Search code examples
arraysmatlabshufflepsychtoolbox

Shuffle an array of unequally repeating entries, so they do not repeat


I am writing an experiment in Matlab Psychtoolbox and my conditions are stored in an array like this

Cond = ["VM" "VM" "VN" "VS" "AM" "AM" "AN" "AS" "CM" "CM" "CN" "CS"...
"VM" "VM" "VN" "VS" "AM" "AM" "AN" "AS" "CM" "CM" "CN" "CS"];

I now want to shuffle the array in a way that I don't have repeating conditions.

There are a lot of treats regarding this problem e.g.this one, but they always have every condition equally often.

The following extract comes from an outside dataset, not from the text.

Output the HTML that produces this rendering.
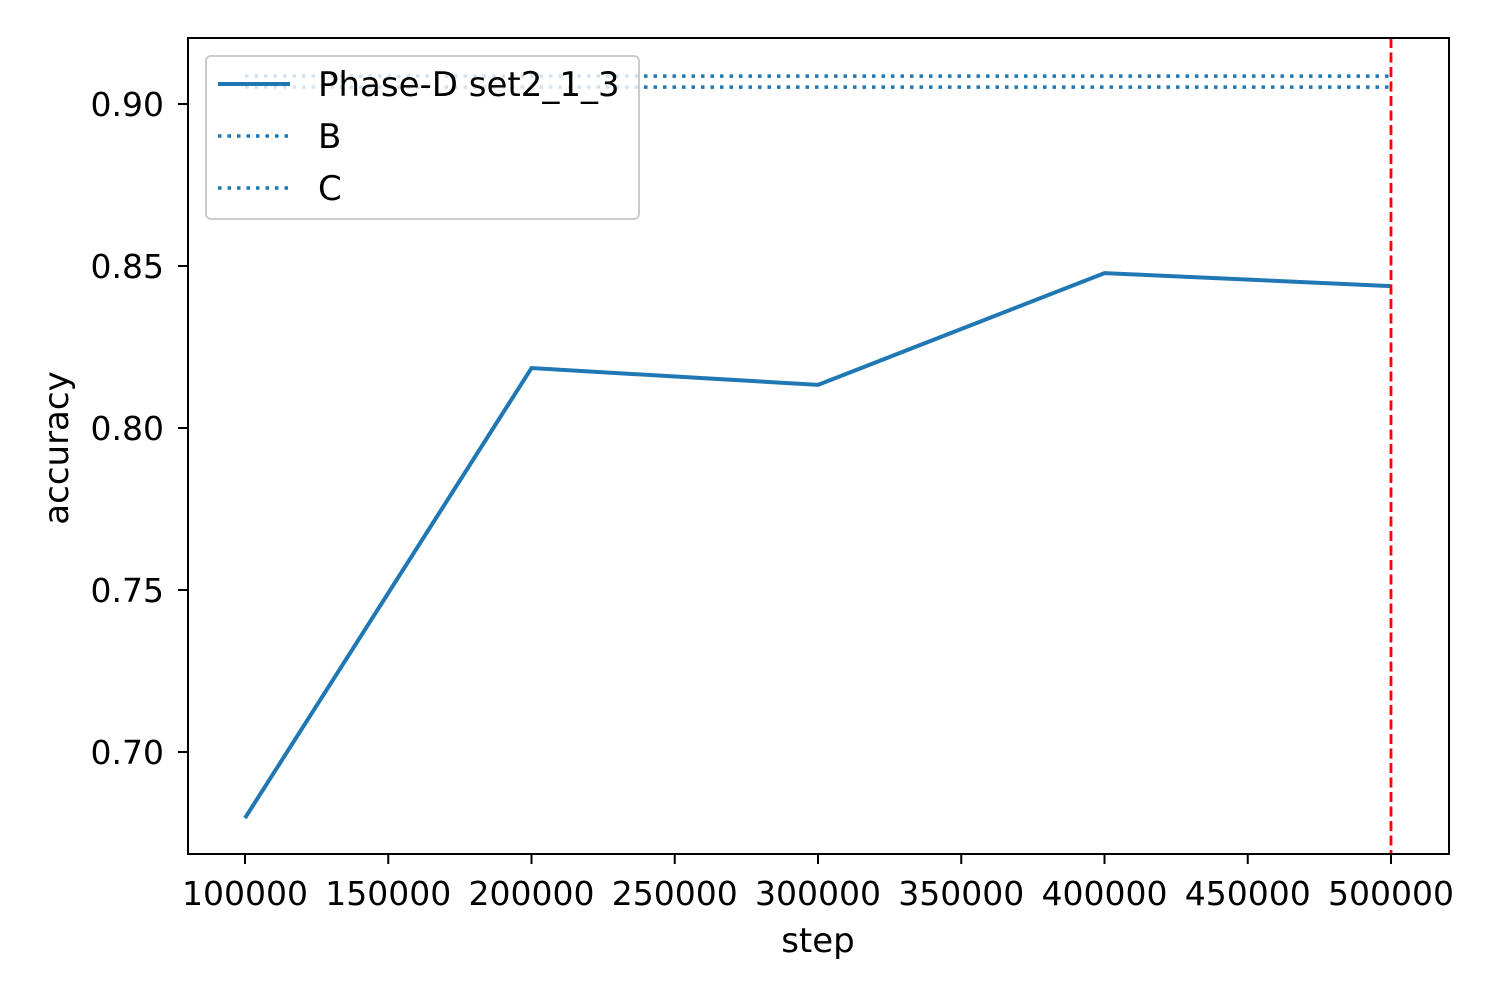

Some suggested a brute force method, shuffling so often until this criteria is reached. But since I have tree of this condition arrays and I have to shuffle them several times per experimental run I don't think that is a good solution.

Hope someone can help


Solution

  • I devised an algorithm that should do what you're asking for. Given a sequence, it will randomly reorder it such that no value repeats. However, it does appear to have a tendency to create repeated sub-sequences (e.g. ..."A" "B" "C" "A" "B" "C"...). I wrapped it in a function reorder_no_reps:

    function seq = reorder_no_reps(seq)
    
      % Find unique values and counts:
      N = numel(seq);
      [vals, ~, index] = unique(seq(:), 'stable');
      counts = accumarray(index, 1);
      [maxCount, maxIndex] = max(counts);
    
      % Check the maximum number of occurrences:
      if (2*maxCount-1 > N)
        error('Can''t produce sequence without repeats!');
      end
    
      % Fill cell array column-wise with permuted and replicated set of values:
      C = cell(maxCount, ceil(N/maxCount));
      if (3*maxCount-1 > N)
        permIndex = [maxIndex(1) ...
                     setdiff(randperm(numel(vals)), maxIndex(1), 'stable')];
      else
        permIndex = randperm(numel(vals));
      end
      C(1:N) = num2cell(repelem(vals(permIndex), counts(permIndex)));
    
      % Transpose cell array and extract non-empty entries:
      C = C.';
      seq = reshape([C{~cellfun('isempty', C)}], size(seq));
    
    end
    

    A description of the steps for the algorithm:

    • Find the unique values in the input sequence (vals) and how many times they each appear (counts).
    • Find the maximum occurrence of a single value (maxCounts) and check if it is too large to make a sequence without repreats.
    • A random permutation order is applied to both the unique values and their counts. If the maximum occurrence exceeds a given threshold, the corresponding value index is moved to the beginning of the randomized order (the reason why is addressed in the next bullet).
    • Each unique value is then replicated in place by its number of occurrences in the sequence. A cell array is filled in column-wise order with these replicated values, possibly leaving some cells at the end empty. Since the cell array has a number of rows equal to the maximum occurrence of a value, no single row of the resulting cell array will have a value appearing more than once in it. In addition, the last value in each row should be different than the first value in the subsequent row (ensured by filling first with the most frequently occurring value in certain cases).
    • Transpose the cell array, then pull all the non-empty cell values in column-wise order and reshape them into the same size as the input sequence. This is the same as pulling values row-wise from the non-transposed cell array, which should give you a sequence without repeated values.